◆ Task:
Please transcribe the data below exactly. Leave the pictures out.

***

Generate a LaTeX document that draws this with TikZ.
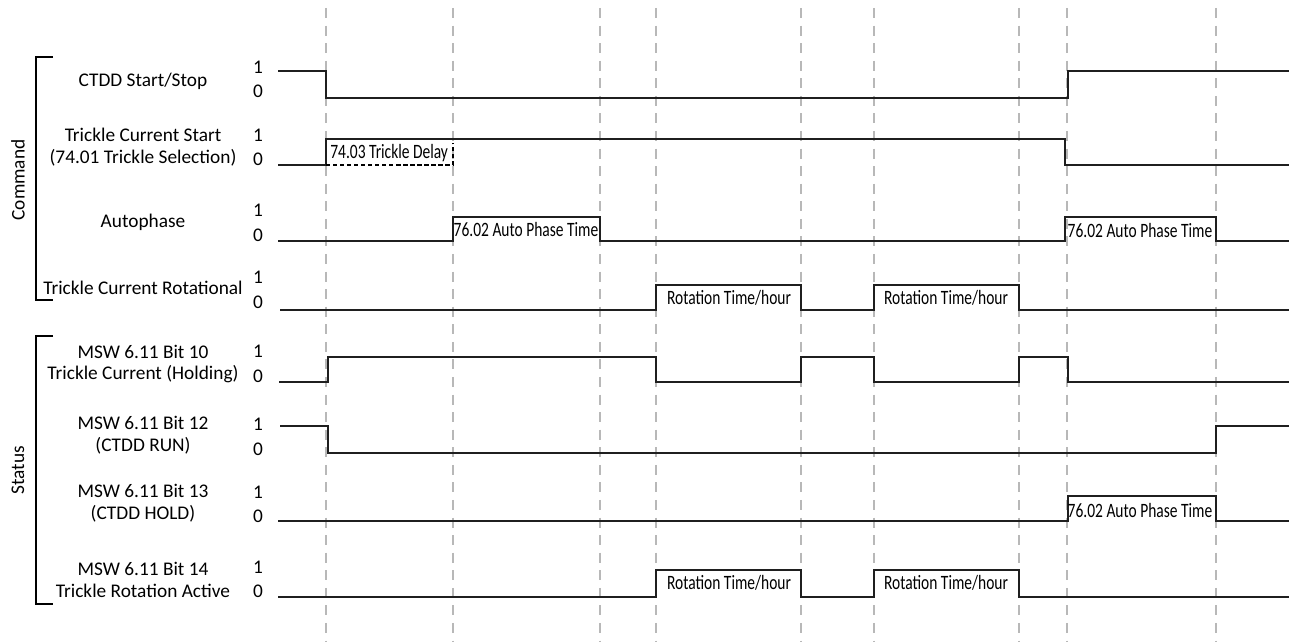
\documentclass[tikz,border=0pt]{standalone}
\usepackage{fontspec}
\setmainfont{Carlito}
\newfontfamily\narrowfont[FakeStretch=0.76]{Carlito}
\usepackage{tikz}
\usetikzlibrary{positioning}

\tikzset{
  sig/.style={line width=1.2pt, black!88},
  grid/.style={black!28, line width=0.6pt, dash pattern=on 5.7pt off 4.3pt},
  lbl/.style={font=\fontsize{11}{12.5}\selectfont, align=center, inner sep=0pt},
  lvl/.style={font=\fontsize{11}{12.5}\selectfont, inner sep=0pt},
  ptxt/.style={font=\narrowfont\fontsize{11.6}{12.5}\selectfont, inner sep=0pt},
}

\begin{document}
\begin{tikzpicture}[x=0.02cm, y=-0.02cm]
  \useasboundingbox (0,0) rectangle (1290,642);

  % time markers
  \foreach \t in {326,453,600,656,801,874,1019,1067,1216}
    \draw[grid] (\t,8) -- (\t,642);

  % group brackets
  \draw[line width=0.6pt] (53,57) -- (36,57) -- (36,300) -- (53,300);
  \draw[line width=0.6pt] (53,336) -- (36,336) -- (36,604) -- (53,604);
  \node[lbl, rotate=90] (cmd) at (18,180) {Command};
  \node[lbl, rotate=90] (stat) at (18,470) {Status};

  % signal names
  \node[lbl] (n1) at (143,81) {CTDD Start/Stop};
  \node[lbl] (n2) at (143,147) {Trickle Current Start\\(74.01 Trickle Selection)};
  \node[lbl] (n3) at (143,222) {Autophase};
  \node[lbl] (n4) at (143,288) {Trickle Current Rotational};
  \node[lbl] (n5) at (143,364) {MSW 6.11 Bit 10\\Trickle Current (Holding)};
  \node[lbl] (n6) at (143,435) {MSW 6.11 Bit 12\\(CTDD RUN)};
  \node[lbl] (n7) at (143,503) {MSW 6.11 Bit 13\\(CTDD HOLD)};
  \node[lbl] (n8) at (143,580) {MSW 6.11 Bit 14\\Trickle Rotation Active};

  % levels
  \foreach \hi/\lo [count=\i] in {67/91,135/159,210/235,277/302,351/376,424/449,492/516,567/591}{
    \node[lvl] (one\i) at (258,\hi) {1};
    \node[lvl] (zero\i) at (258,\lo) {0};
  }

  % command signals
  \draw[sig] (278,71) -| (326,98) -- (1068,98) |- (1289,71);
  \draw[sig] (278,165) -| (326,139) -- (1065,139) |- (1289,165);
  \draw[line width=1.1pt, dash pattern=on 2.4pt off 1.6pt] (326,165) -- (453,165) -- (453,143);
  \node[ptxt, anchor=west] (delay) at (330,153) {74.03 Trickle Delay};
  \draw[sig] (278,241) -| (453,217) -| (600,241) -| (1065,217) -| (1216,241) -- (1289,241);
  \node[ptxt] (ap1) at (526,230) {76.02 Auto Phase Time};
  \node[ptxt] (ap2) at (1140,231) {76.02 Auto Phase Time};
  \draw[sig] (280,310) -| (656,285) -| (801,310) -| (874,285) -| (1019,310) -- (1289,310);
  \node[ptxt] (rt1) at (729,298) {Rotation Time/hour};
  \node[ptxt] (rt2) at (946,298) {Rotation Time/hour};

  % status signals
  \draw[sig] (279,382) -| (328,357) -| (656,382) -| (801,357) -| (874,382) -| (1019,357) -| (1068,382) -- (1289,382);
  \draw[sig] (280,426) -| (328,453) -| (1216,426) -- (1289,426);
  \draw[sig] (278,521) -| (1068,496) -| (1216,521) -- (1289,521);
  \node[ptxt] (ap3) at (1140,510) {76.02 Auto Phase Time};
  \draw[sig] (278,597) -| (656,570) -| (801,597) -| (874,570) -| (1019,597) -- (1289,597);
  \node[ptxt] (rt3) at (729,583) {Rotation Time/hour};
  \node[ptxt] (rt4) at (946,583) {Rotation Time/hour};
\end{tikzpicture}
\end{document}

***

◆ Finished task:
Generate a LaTeX document that draws this with TikZ.
\documentclass[tikz,border=0pt]{standalone}
\usepackage{fontspec}
\setmainfont{Carlito}
\newfontfamily\narrowfont[FakeStretch=0.76]{Carlito}
\usepackage{tikz}
\usetikzlibrary{positioning}

\tikzset{
  sig/.style={line width=1.2pt, black!88},
  grid/.style={black!28, line width=0.6pt, dash pattern=on 5.7pt off 4.3pt},
  lbl/.style={font=\fontsize{11}{12.5}\selectfont, align=center, inner sep=0pt},
  lvl/.style={font=\fontsize{11}{12.5}\selectfont, inner sep=0pt},
  ptxt/.style={font=\narrowfont\fontsize{11.6}{12.5}\selectfont, inner sep=0pt},
}

\begin{document}
\begin{tikzpicture}[x=0.02cm, y=-0.02cm]
  \useasboundingbox (0,0) rectangle (1290,642);

  % time markers
  \foreach \t in {326,453,600,656,801,874,1019,1067,1216}
    \draw[grid] (\t,8) -- (\t,642);

  % group brackets
  \draw[line width=0.6pt] (53,57) -- (36,57) -- (36,300) -- (53,300);
  \draw[line width=0.6pt] (53,336) -- (36,336) -- (36,604) -- (53,604);
  \node[lbl, rotate=90] (cmd) at (18,180) {Command};
  \node[lbl, rotate=90] (stat) at (18,470) {Status};

  % signal names
  \node[lbl] (n1) at (143,81) {CTDD Start/Stop};
  \node[lbl] (n2) at (143,147) {Trickle Current Start\\(74.01 Trickle Selection)};
  \node[lbl] (n3) at (143,222) {Autophase};
  \node[lbl] (n4) at (143,288) {Trickle Current Rotational};
  \node[lbl] (n5) at (143,364) {MSW 6.11 Bit 10\\Trickle Current (Holding)};
  \node[lbl] (n6) at (143,435) {MSW 6.11 Bit 12\\(CTDD RUN)};
  \node[lbl] (n7) at (143,503) {MSW 6.11 Bit 13\\(CTDD HOLD)};
  \node[lbl] (n8) at (143,580) {MSW 6.11 Bit 14\\Trickle Rotation Active};

  % levels
  \foreach \hi/\lo [count=\i] in {67/91,135/159,210/235,277/302,351/376,424/449,492/516,567/591}{
    \node[lvl] (one\i) at (258,\hi) {1};
    \node[lvl] (zero\i) at (258,\lo) {0};
  }

  % command signals
  \draw[sig] (278,71) -| (326,98) -- (1068,98) |- (1289,71);
  \draw[sig] (278,165) -| (326,139) -- (1065,139) |- (1289,165);
  \draw[line width=1.1pt, dash pattern=on 2.4pt off 1.6pt] (326,165) -- (453,165) -- (453,143);
  \node[ptxt, anchor=west] (delay) at (330,153) {74.03 Trickle Delay};
  \draw[sig] (278,241) -| (453,217) -| (600,241) -| (1065,217) -| (1216,241) -- (1289,241);
  \node[ptxt] (ap1) at (526,230) {76.02 Auto Phase Time};
  \node[ptxt] (ap2) at (1140,231) {76.02 Auto Phase Time};
  \draw[sig] (280,310) -| (656,285) -| (801,310) -| (874,285) -| (1019,310) -- (1289,310);
  \node[ptxt] (rt1) at (729,298) {Rotation Time/hour};
  \node[ptxt] (rt2) at (946,298) {Rotation Time/hour};

  % status signals
  \draw[sig] (279,382) -| (328,357) -| (656,382) -| (801,357) -| (874,382) -| (1019,357) -| (1068,382) -- (1289,382);
  \draw[sig] (280,426) -| (328,453) -| (1216,426) -- (1289,426);
  \draw[sig] (278,521) -| (1068,496) -| (1216,521) -- (1289,521);
  \node[ptxt] (ap3) at (1140,510) {76.02 Auto Phase Time};
  \draw[sig] (278,597) -| (656,570) -| (801,597) -| (874,570) -| (1019,597) -- (1289,597);
  \node[ptxt] (rt3) at (729,583) {Rotation Time/hour};
  \node[ptxt] (rt4) at (946,583) {Rotation Time/hour};
\end{tikzpicture}
\end{document}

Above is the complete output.